Welcome to the Million Dollar Journey January 2010 Net Worth Update – New Beginnings Edition!
If you recall, 2009 was a great year for net worth growth. With stock markets and savings up for 2009, we managed to increase our net worth by 29%.
What’s on the horizon for 2010? I’m hoping for more of the same but I think it will be challenging for the markets to return the same as it did in 2009. However, the markets are known to surprise. I will keep holding onto my long term equities and continue to collect my dividends.
A couple changes to the net worth statement for 2010, first, I added a new row for my new TFSA with Questrade. Right now, it’s sitting as cash until I decide how I’m going to invest it. The original plan is to invest in REITs, but they look awfully expensive right now. The second is that I decided to increase the value of our home by a historic inflation factor (3%). The local real estate market has really taken off over the past couple years and even with the inflation adjustment, it’s still well below the selling price after all fees.
On to the numbers:
Assets: $ 497,600 (+3.39%)
- Cash: $4,500 (+0.00%)
- Savings: $29,500.00 (+13.46%)
- Registered/Retirement Investment Account (RRSP): $76,300.00 (+0.93%)
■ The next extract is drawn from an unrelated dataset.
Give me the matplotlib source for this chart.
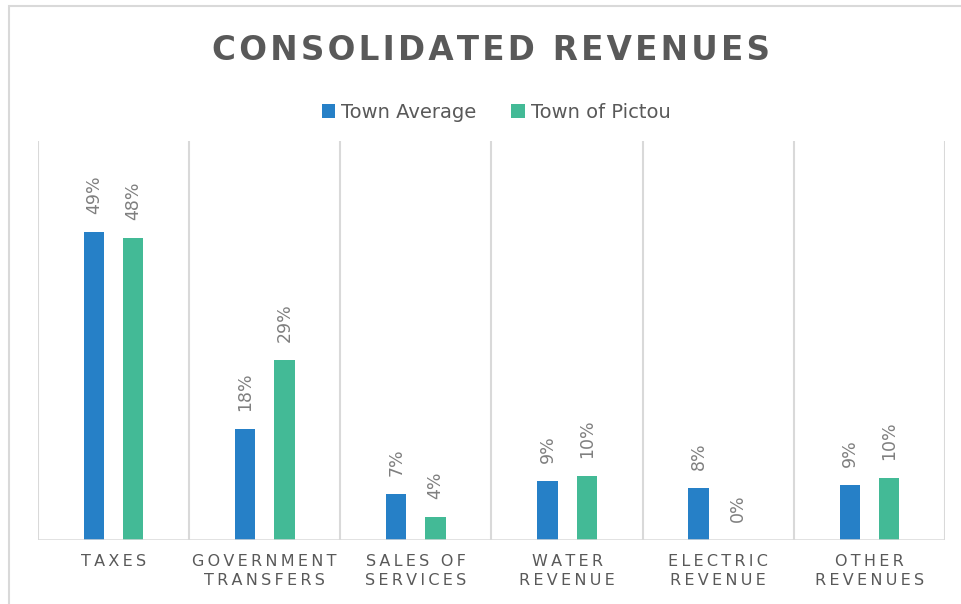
import matplotlib
matplotlib.use("Agg")
import matplotlib.pyplot as plt
from matplotlib.patches import Rectangle, Patch
import numpy as np

categories = ["TAXES", "GOVERNMENT\nTRANSFERS", "SALES OF\nSERVICES",
              "WATER\nREVENUE", "ELECTRIC\nREVENUE", "OTHER\nREVENUES"]
town_average = [49.0, 17.6, 7.3, 9.4, 8.2, 8.7]
town_of_pictou = [48.0, 28.7, 3.7, 10.2, 0.0, 9.8]
series_names = ["Town Average", "Town of Pictou"]

BLUE = "#2680C7"
GREEN = "#43BA96"
GRID = "#D9D9D9"
TEXT = "#595959"
LABEL = "#7F7F7F"

def spaced(s, sep="\u2009"):
    return "\n".join(sep.join(list(line)) for line in s.split("\n"))

fig = plt.figure(figsize=(9.61, 6.04), dpi=100)
fig.patch.set_facecolor("white")

# outer chart frame
fig.patches.append(Rectangle((8.5 / 961, -0.05), 1.2, (604 - 5.5) / 604 + 0.05,
                             transform=fig.transFigure, fill=False,
                             edgecolor=GRID, linewidth=1.5))

ax = fig.add_axes([38 / 961, 64 / 604, (945 - 38) / 961, (540 - 141) / 604])
x = np.arange(len(categories))
w = 0.135
off = 0.13
b1 = ax.bar(x - off, town_average, width=w, color=BLUE, zorder=3)
b2 = ax.bar(x + off, town_of_pictou, width=w, color=GREEN, zorder=3)

for bars, vals in ((b1, town_average), (b2, town_of_pictou)):
    for rect, v in zip(bars, vals):
        ax.annotate(f"{v:.0f}%", (rect.get_x() + rect.get_width() / 2, v),
                    xytext=(0, 13), textcoords="offset points",
                    rotation=90, ha="center", va="bottom",
                    fontsize=12.5, color=LABEL)

ax.set_xlim(-0.5, len(categories) - 0.5)
ax.set_ylim(0, 63.5)
for xv in np.arange(-0.5, len(categories), 1.0):
    ax.axvline(xv, color=GRID, linewidth=1.5, zorder=1)
ax.axhline(0, color=GRID, linewidth=1.8, zorder=4)

for s in ax.spines.values():
    s.set_visible(False)
ax.set_yticks([])
ax.set_xticks(x)
ax.set_xticklabels([spaced(c, "\u2009") for c in categories],
                   fontsize=11.5, color=TEXT, linespacing=1.35)
ax.tick_params(axis="x", length=0, pad=10)

fig.text(491 / 961, 1 - 51 / 604, spaced("CONSOLIDATED REVENUES", "\u200a"),
         ha="center", va="center", fontsize=23.5, fontweight="bold", color=TEXT)

handles = [Patch(facecolor=BLUE), Patch(facecolor=GREEN)]
fig.legend(handles, series_names, loc="center", bbox_to_anchor=(496 / 961, 1 - 112 / 604),
           ncol=2, frameon=False, fontsize=14, labelcolor=TEXT,
           handlelength=0.7, handleheight=0.7, handletextpad=0.3, columnspacing=1.8)

fig.savefig("out.png", dpi=100, facecolor="white")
- Tax Free Savings Account (TFSA): $5,000 (+0.00%)
- Pension: $28,150.00 (+0.54%)
- Non-Registered Investment Account: $15,200.00 (-7.88%)
- Smith Manoeuvre Investment Account: $53,500.00 (+0.94%)
- Principal Residence: $283,250 (+3.00%) (purchase price adjusted for inflation)
- Vehicles: $2,500 (2 vehicles) (-16.67%)
Liabilities: $80,300.00 (-1.71%)
- Tax Liability: $3,000 (-0.00%)
- Principal Residence Mortgage (readvanceable): $23,700.00 (-5.95%)
- HELOC balance: $53,500 (+0.19%)
Total Net Worth: ~$417,300.00(+4.43%)
- Started 2010 with Net Worth: $399,600.00
- Year to Date Gain/Loss: +4.43%
Some quick notes and explanations to net worth questions I get often:
The $4,500 cash are held in chequing accounts to meet the minimum balance so that we pay no fees (accounting for regular bill payments). Yes, we do hold no fee accounts also, but I find value in having an account with a full service bank as the relationship with a banker can prove useful.
Our savings accounts are held with PC Financial and ING Direct. We usually hold a fair bit of cash in case “something” comes up. The “something” can be anything that requires cash such as an investment opportunity that requires quick cash or maybe an emergency car/home repair. We also need cash to cover any future tax liabilities.
Our real estate holdings consist of a primary residence plus a rental property. The value of the principal residence remains valued at the purchase price despite significant appreciation in the real estate market that we’re in. I will most likely be adjusting the value of the home come the new year.
The pension amount listed above is the value of my wife’s defined benefit pension. I basically take the semi annual statement and add the contribution amounts on a monthly basis.